You turned one year old today. For the past week or so I’ve been constantly remembering what I was doing one year ago. Dad and I had worked so hard to be prepared for your arrival into our lives. We set up your room, we read lots of books, we took classes, we talked to other moms and dads, yet nothing prepared us for what was about to happen. You entered our lives triumphantly and have spent every day since bringing immense amounts of joy to us.

I cannot believe that that first year of your life is over. I think you’ve had a pretty good one, as we have tried so hard to show you how fabulous life is. We love to take you places and let you try out new things. Everyday turns out to be a lesson for both of us. As I think back to the past year, I am amazed at how perfect just about every day was. I loved having you as my baby and, quite frankly, I’m not so sure I’m ready for you to become a toddler. Part of me so badly just wants to hit the pause button and freeze where we are so we can let life catch up a bit. On the other hand, part of me is so anxious for you to keep on learning, exploring, growing, and continuing to become the person you are shaping out to be.

When you were just a few months old, your Great Grandpa Harry started to say that you have a great sense of humor. We all agreed for the sake of agreeing, but do you know what? You are a funny, funny girl. You are a natural comedian, always looking for the response from your audience when you do something funny or cute. If the response is laughter and applause, you will repeat that silly motion you just did, or that outrageous noise you made, or that look you just made with your face.

You are also so kind. You have a heart of gold and will share just about anything with those you really love and trust. From a favorite toy, to a chewed piece of pasta, to a scrap of paper you found on the floor, you’ll offer it kindly to those you know will appreciate it. You love to cuddle if the timing is right. I totally understand how your wouldn’t want to cuddle up when you could be playing with the Glad Lock containers, but when you first wake up or when it’s almost time for bed you love to gently put your head in my lap, suck your thumb, and wait for me to rub your back.

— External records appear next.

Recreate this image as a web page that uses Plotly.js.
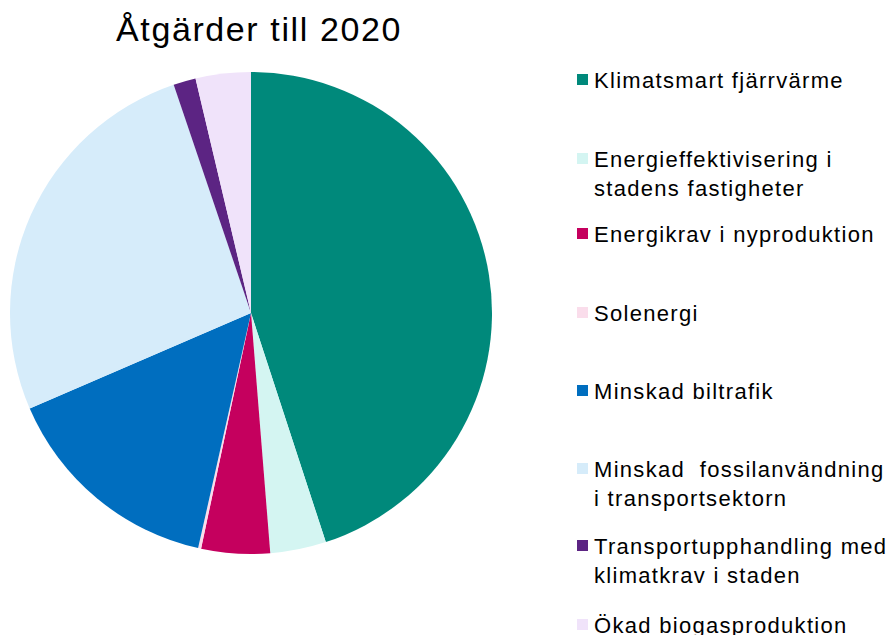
<!DOCTYPE html>
<html>
<head>
<meta charset="utf-8">
<script src="https://cdn.plot.ly/plotly-3.0.1.min.js"></script>
<style>
html,body{margin:0;padding:0;background:#fff;}
#chart{width:893px;height:635px;}
text.annotation-text{letter-spacing:1.3px;}
text.gtitle{letter-spacing:1.6px;}
</style>
</head>
<body>
<div id="chart"></div>
<script>
const categories = [
  "Klimatsmart fjärrvärme",
  "Energieffektivisering i<br>stadens fastigheter",
  "Energikrav i nyproduktion",
  "Solenergi",
  "Minskad biltrafik",
  "Minskad  fossilanvändning<br>i transportsektorn",
  "Transportupphandling med<br>klimatkrav i staden",
  "Ökad biogasproduktion"
];
const values = [45.0, 3.75, 4.6, 0.2, 15.0, 26.3, 1.5, 3.7];
const colors = ["#00897B", "#D4F5F2", "#C5005E", "#FADDEB", "#006EBF", "#D6ECFA", "#5C2483", "#F0E3FA"];
const titleText = "Åtgärder till 2020";

const W = 893, H = 635;
// legend baselines (px from top) for first line of each item
const legendBaselines = [88, 167, 242, 321, 399, 477, 554, 633];

const fontFam = "Liberation Sans, Arial, sans-serif";
const annotations = [];
const shapes = [];
const fs = 22;
categories.forEach((c, i) => {
  const base = legendBaselines[i];
  const capTop = base - 15;
  shapes.push({
    type: "rect", xref: "paper", yref: "paper",
    x0: 577 / W, x1: 588 / W,
    y0: 1 - (capTop + 12) / H, y1: 1 - (capTop + 1) / H,
    fillcolor: colors[i], line: {width: 0}
  });
  annotations.push({
    xref: "paper", yref: "paper",
    x: 593 / W, y: 1 - (base - 21) / H,
    xanchor: "left", yanchor: "top",
    align: "left", showarrow: false,
    text: c, borderpad: 0,
    font: {family: fontFam, size: fs, color: "#000"}
  });
});

const data = [{
  type: "pie",
  labels: categories,
  values: values,
  marker: {colors: colors, line: {width: 0}},
  sort: false,
  direction: "clockwise",
  rotation: 0,
  textinfo: "none",
  hoverinfo: "label+value",
  showlegend: false,
  domain: {x: [10 / W, 492 / W], y: [1 - 554 / H, 1 - 72 / H]}
}];

const layout = {
  width: W, height: H,
  margin: {l: 0, r: 0, t: 0, b: 0},
  paper_bgcolor: "#fff",
  showlegend: false,
  title: {
    text: titleText,
    x: 259 / W, xanchor: "center",
    y: 1 - 29 / H, yanchor: "middle",
    font: {family: fontFam, size: 34, color: "#000"}
  },
  annotations: annotations,
  shapes: shapes
};

Plotly.newPlot("chart", data, layout, {displayModeBar: false, staticPlot: true});
</script>
</body>
</html>
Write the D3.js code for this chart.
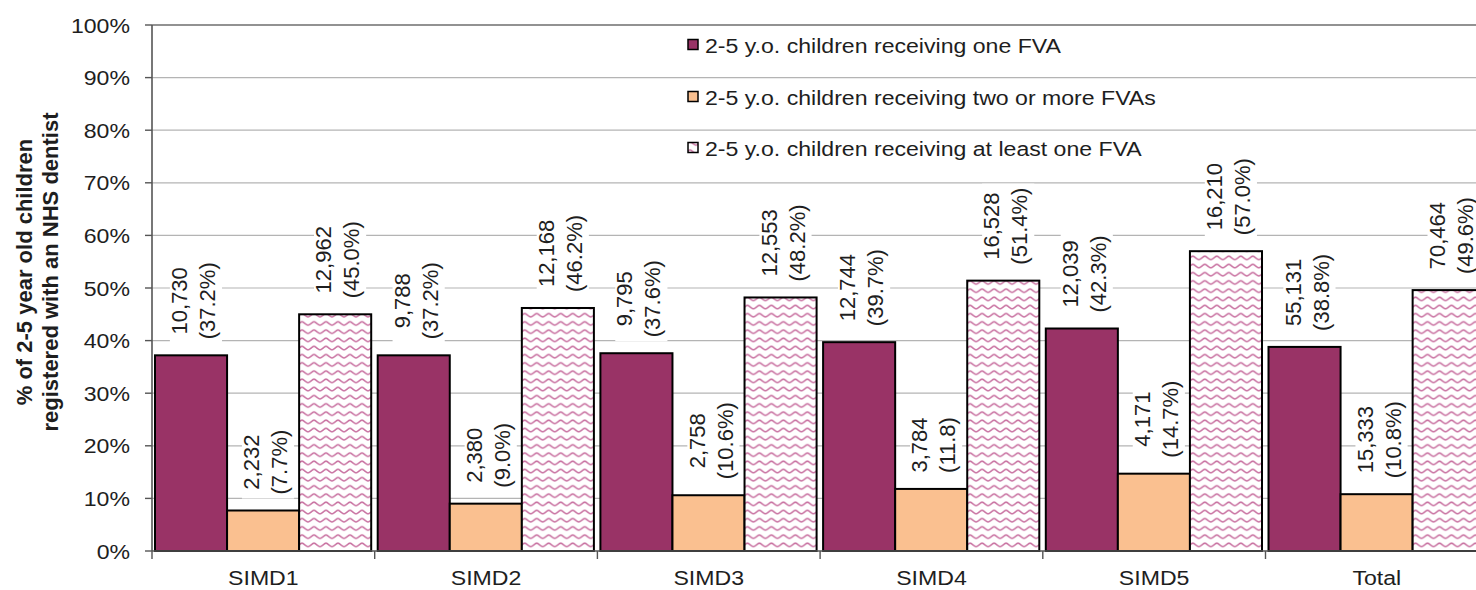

You have learned that I’m a fairly emotional person and occasionally I need to cry. If you notice me tearing up, you will beg to be lifted up in my arms and will hold me, comfort me, and always, always bring a smile back to my face. You have also learned that having an emotional mom, means lots and lots of laughs. If I giggle when you discover some new funny face to make or a silly noise to make, you instantly pick up on that and you giggle right back at me. That will make me laugh, causing you to laugh, and before you know it, we are having a laughing festival.

You are so bright it just boggles my mind. You “get” things that I really don’t think you should know yet. You mimic just about every face I make and action I do. You seem to learn so instantly. I’ll show you how to open a container once and you’ll be able to do from that day on. I often ask myself, “Now how in the world does she know how to do that?” And I can’t answer the question most of the time. You just know.

You are also the most beautiful creature I have ever laid eyes on. You have the brightest, bluest eyes and the most perfect little button nose. Your round cheeks are always rosy and your perfectly shaped lips are features I can just stare at all day. You head is slowly starting to fill with strands of gorgeous red hair, many curly. Your fingers, toes, elbows, belly button, ankles, chin, I have spent so much time studying them all and it’s all perfect. A true masterpiece, you are.

Each day of the past year you brought new adventures into my life. I have not seen you only one day of the past 365, so I feel like we know each other, inside and out. You are my daughter and I am your mother. I am so proud to use those labels, Zoe. I have loved every moment of being your mom and will continue cherish each day. I believe that we bring each other a certain level of happiness that cannot come from elsewhere. From day one I have been so madly in love with you and that love, although I can’t believe it myself, grows and grows each and every single day.

Zoe, I love you with all of my heart. Happy Birthday, Happy Birthday, Happy Birthday.